### The task:
Transcribe the lines from the start of the data below through the line with "import matplotlib.pyplot as plt", word for word and nothing more.

start

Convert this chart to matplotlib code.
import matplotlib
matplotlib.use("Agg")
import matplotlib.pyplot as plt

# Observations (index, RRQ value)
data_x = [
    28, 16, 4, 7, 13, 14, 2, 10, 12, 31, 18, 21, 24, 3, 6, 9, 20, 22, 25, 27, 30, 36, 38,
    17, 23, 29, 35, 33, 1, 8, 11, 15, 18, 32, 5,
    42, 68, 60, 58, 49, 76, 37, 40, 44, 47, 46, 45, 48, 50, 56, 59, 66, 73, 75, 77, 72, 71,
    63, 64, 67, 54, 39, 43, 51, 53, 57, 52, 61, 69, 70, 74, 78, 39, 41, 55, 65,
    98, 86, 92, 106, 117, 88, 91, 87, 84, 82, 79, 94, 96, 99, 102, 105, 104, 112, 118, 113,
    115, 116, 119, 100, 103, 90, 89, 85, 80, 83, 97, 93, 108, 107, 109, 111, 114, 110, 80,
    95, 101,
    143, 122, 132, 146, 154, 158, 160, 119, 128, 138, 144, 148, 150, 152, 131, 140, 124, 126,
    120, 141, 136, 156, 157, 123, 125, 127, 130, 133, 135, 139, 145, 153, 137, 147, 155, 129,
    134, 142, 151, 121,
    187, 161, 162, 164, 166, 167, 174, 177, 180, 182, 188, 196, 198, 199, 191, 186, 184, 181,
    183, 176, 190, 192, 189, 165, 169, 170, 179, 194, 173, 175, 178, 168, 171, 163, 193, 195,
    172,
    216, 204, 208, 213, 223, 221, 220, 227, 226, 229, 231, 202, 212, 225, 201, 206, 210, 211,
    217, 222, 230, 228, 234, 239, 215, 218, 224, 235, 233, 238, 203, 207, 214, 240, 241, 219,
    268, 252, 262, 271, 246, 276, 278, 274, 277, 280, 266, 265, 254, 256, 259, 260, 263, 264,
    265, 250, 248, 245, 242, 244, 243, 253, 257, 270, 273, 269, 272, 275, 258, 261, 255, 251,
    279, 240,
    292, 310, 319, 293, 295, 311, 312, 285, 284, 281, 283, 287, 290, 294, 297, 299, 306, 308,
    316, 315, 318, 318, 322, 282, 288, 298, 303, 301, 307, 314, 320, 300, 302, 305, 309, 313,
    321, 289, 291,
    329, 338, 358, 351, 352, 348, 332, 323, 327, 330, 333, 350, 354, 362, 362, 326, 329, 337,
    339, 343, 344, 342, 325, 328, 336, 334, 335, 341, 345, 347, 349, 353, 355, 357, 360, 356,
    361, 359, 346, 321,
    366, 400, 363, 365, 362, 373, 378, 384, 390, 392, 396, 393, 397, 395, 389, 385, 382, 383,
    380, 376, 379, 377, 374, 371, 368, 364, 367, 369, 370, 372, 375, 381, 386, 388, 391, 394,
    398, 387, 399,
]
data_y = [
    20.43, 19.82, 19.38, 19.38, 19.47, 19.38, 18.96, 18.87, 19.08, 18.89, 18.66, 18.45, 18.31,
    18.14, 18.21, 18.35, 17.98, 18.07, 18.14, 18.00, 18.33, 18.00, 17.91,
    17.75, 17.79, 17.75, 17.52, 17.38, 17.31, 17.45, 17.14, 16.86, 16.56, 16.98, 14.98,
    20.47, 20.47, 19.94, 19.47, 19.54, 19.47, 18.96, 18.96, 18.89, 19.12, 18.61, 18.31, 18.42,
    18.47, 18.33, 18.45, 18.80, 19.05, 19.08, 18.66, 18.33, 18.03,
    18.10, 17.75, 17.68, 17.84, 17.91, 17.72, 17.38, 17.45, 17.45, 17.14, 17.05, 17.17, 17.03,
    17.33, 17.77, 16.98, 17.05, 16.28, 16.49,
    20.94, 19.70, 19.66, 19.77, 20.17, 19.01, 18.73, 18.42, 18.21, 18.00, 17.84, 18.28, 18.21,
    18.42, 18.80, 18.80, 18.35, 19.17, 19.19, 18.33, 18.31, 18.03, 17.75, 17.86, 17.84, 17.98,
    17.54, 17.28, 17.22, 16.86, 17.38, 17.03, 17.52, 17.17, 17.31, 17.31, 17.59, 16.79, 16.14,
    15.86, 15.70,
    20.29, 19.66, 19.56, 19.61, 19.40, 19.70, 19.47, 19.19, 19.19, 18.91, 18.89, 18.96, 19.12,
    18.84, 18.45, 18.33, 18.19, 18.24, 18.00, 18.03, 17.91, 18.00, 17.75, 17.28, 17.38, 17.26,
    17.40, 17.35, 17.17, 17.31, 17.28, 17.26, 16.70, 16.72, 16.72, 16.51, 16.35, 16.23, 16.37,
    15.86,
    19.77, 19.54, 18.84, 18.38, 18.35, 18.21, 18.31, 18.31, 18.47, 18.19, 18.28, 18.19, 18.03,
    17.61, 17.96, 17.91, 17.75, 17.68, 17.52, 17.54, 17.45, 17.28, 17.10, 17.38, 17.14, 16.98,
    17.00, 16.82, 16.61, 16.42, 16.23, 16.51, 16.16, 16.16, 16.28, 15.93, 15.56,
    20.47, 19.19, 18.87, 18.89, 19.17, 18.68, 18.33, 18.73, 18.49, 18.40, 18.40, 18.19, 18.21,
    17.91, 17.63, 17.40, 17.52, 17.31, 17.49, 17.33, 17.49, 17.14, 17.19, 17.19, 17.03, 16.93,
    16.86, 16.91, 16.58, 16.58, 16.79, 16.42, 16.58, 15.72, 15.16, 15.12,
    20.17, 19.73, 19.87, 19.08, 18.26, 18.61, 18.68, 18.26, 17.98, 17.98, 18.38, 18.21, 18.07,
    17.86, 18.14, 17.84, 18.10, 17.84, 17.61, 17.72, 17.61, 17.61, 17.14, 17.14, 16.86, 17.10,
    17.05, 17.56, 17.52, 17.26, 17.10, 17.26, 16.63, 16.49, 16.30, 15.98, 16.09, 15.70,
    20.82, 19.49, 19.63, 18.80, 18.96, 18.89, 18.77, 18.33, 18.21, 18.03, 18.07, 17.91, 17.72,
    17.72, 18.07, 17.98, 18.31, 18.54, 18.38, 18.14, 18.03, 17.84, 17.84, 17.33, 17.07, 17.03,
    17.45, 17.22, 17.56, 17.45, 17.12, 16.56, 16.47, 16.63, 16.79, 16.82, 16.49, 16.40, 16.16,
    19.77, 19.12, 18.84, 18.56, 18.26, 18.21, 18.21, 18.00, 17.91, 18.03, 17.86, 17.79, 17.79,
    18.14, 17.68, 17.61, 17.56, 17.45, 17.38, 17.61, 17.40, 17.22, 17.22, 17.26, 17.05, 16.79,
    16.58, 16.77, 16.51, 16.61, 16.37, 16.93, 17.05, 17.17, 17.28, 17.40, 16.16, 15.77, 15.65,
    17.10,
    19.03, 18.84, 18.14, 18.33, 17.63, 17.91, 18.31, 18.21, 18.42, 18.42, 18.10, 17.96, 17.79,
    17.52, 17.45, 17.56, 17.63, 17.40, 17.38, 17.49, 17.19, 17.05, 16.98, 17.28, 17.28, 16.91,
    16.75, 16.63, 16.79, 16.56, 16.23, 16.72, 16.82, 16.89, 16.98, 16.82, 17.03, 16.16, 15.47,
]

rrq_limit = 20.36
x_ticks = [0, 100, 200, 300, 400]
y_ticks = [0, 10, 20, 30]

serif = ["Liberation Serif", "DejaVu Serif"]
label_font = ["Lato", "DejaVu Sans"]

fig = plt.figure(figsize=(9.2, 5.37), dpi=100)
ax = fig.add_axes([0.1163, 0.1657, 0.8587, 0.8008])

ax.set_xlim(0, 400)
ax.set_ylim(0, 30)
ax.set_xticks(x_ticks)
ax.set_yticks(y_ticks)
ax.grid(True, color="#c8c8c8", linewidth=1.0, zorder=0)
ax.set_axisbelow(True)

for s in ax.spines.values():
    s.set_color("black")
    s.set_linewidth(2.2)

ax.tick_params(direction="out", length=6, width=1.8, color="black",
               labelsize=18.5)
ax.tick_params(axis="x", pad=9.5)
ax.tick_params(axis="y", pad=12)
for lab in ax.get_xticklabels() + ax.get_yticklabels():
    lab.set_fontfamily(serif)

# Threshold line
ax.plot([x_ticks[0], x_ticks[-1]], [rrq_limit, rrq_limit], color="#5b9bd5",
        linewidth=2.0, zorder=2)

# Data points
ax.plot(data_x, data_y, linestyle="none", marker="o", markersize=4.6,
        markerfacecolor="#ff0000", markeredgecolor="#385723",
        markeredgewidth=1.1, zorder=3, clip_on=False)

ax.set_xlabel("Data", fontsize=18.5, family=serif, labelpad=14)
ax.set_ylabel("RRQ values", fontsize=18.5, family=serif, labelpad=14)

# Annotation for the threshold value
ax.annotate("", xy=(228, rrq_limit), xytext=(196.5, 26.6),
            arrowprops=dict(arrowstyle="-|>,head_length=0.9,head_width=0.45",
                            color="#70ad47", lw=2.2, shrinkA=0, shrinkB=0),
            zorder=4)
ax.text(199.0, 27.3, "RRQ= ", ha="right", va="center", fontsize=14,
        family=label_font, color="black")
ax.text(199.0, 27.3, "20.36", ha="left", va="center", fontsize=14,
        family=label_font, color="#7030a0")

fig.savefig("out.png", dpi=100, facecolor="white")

end

### Task output:
Convert this chart to matplotlib code.
import matplotlib
matplotlib.use("Agg")
import matplotlib.pyplot as plt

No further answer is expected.